Last July at the annual NATO summit, President Trump publicly excoriated German Chancellor Angela Merkel over Nord Stream 2.  She rebuffed him, insisting on making her country more susceptible to Russian control while also upsetting other NATO allies.  With the Nord Stream 2 pipeline currently 70% built and with the Ukrainian-Russian transshipment contract ending in 2020, it looked like all systems go.

Then Denmark stepped in.  One of four countries that needs to approve the Nord Stream 2 pipeline route as it passed through Denmark's territorial waters in the Baltic Sea, the Danes refused to grant the final permits.  They demanded the pipeline be moved farther away from the country.  At the least, based on published projections that may even understate the impacts, Denmark’s decision means an additional cost of €740M and an eight month delay, going beyond the end date for the current Ukrainian transit contract.  This now will need to be extended, giving some consolation to Ukraine.

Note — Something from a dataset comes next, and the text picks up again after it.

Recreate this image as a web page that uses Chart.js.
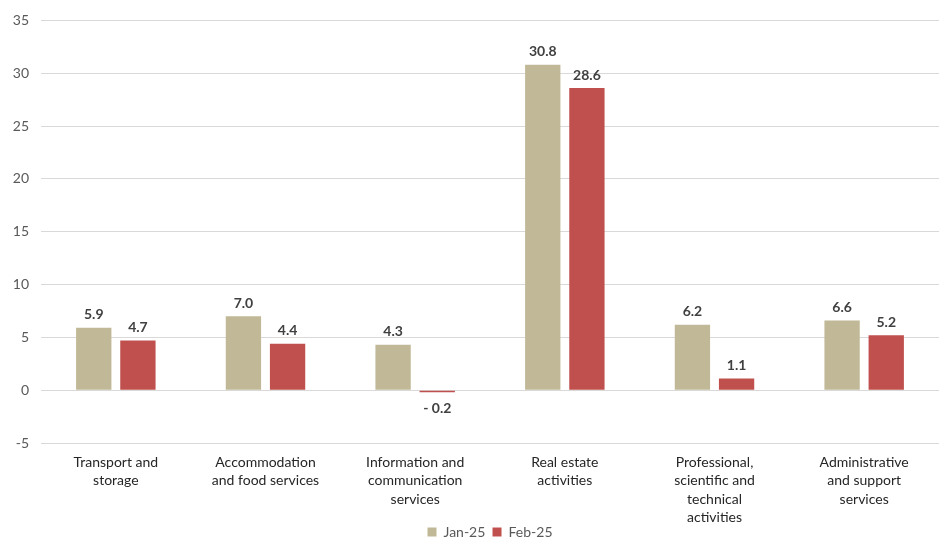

Still, Nord Stream 2 likely will be completed eventually, and by the same Europeans who routinely preach the loudest about climate change.  It appears to be a loser in every way a pipeline can.  Nord Stream 2 ties Germany closer to Russia, puts more money in the pockets of Gazprom, increases incentives for Russian President Vladimir Putin to ratchet up his environmentally unsound natural gas drilling in and transporting from the Arctic, gives Russia more ability to blackmail the West using its natural gas weapon, cuts out Western-leaning countries in Eastern Europe from needed revenue, and keeps money and investment out of the United States where it could go via exports from the Marcellus Shale deposits.

As always, reasonable people can argue about the wisdom of building new fossil fuel infrastructure when we hope to switch to renewables.  However, given the current state of scientific knowledge and of world affairs, failure to do so also has real world adverse environmental, economic and political consequences.

To anyone serious about renewables and reducing our world-wide carbon footprint, the story of Energiewende and Nord Stream 2 should be studied carefully.  Our desire to do something good for the planet cannot overwhelm our common sense and world realities.  We must be very clear-eyed about how soon and how efficiently we can, in fact, switch from a carbon based energy infrastructure to one based entirely on renewable resources.  The Danes just dealt Nord Stream 2 a temporary setback, but the only real winners from the Nord Stream 2 saga long term will be people in Moscow whose concern for the environment certainly is not equal to those who enacted Energiewende or who fight in the United States to stop oil and gas pipeline construction.  This surely is not the result anyone in the West would have desired, nor is it good for the future of the planet.